Die Urteile der Vorinstanzen werden aufgehoben. Die Sozialrechtssache wird zur Verhandlung und Entscheidung an das Erstgericht zurückverwiesen.

Die Kosten des Rechtsmittelverfahrens sind weitere Verfahrenskosten erster Instanz.

Text

Begründung:

Das Erstgericht wies das auf Gewährung der Berufsunfähigkeitspension im gesetzlichen Ausmaß ab 1.11.1989 gerichtete Klagebegehren ab. Es stellte fest, daß der am 13.2.1943 geborene Kläger, der als Büroangestellter tätig gewesen sei, noch leichte und halbzeitig mittelschwere Arbeiten zu den üblichen Zeiten mit den üblichen Arbeitspausen ohne Einschränkung der Körperhaltung und ohne Zeitdruck durchführen könne; Band- und Akkordarbeiten seien ausgeschlossen. Der Kläger könne kontinuierlich eine Stunde mittelschwere Tätigkeiten leisten, danach sei eine 10-minütige Ruhepause erforderlich. Auf Grund dieses Leistungskalküls sei der Kläger durchaus in der Lage, seinen Beruf so wie bisher weiter auszuüben. Er sei daher nicht berufsunfähig iS des § 273 Abs 1 ASVG.
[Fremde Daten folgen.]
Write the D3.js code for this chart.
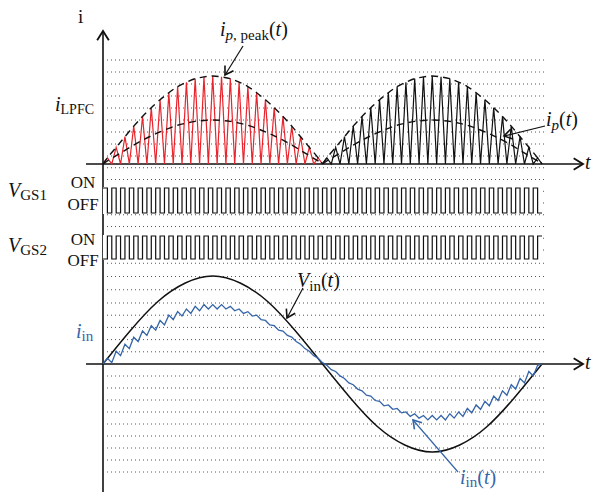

Das Berufungsgericht gab der Berufung des Klägers nicht Folge. Es verneinte das Vorliegen der gerügten Verfahrensmängel und hielt insbesondere das Gutachten eines berufskundlichen Sachverständigen für entbehrlich, weil die Anforderungen bei Bürotätigkeiten gerichtsbekannt seien. Büroarbeiten seien ganz überwiegend als leichte Arbeiten anzusehen. Es sei nicht erforderlich gewesen, im einzelnen die besondere Art der Bürotätigkeit, die Ausbildung des Klägers usw. festzustellen, weil insoweit die Bürotätigkeiten weitgehend übereinstimmten und vergleichbare Anforderungen stellten.

Rechtliche Beurteilung

Die Revision des Klägers ist im Sinne ihres hilfsweise gestellten Aufhebungsantrages berechtigt.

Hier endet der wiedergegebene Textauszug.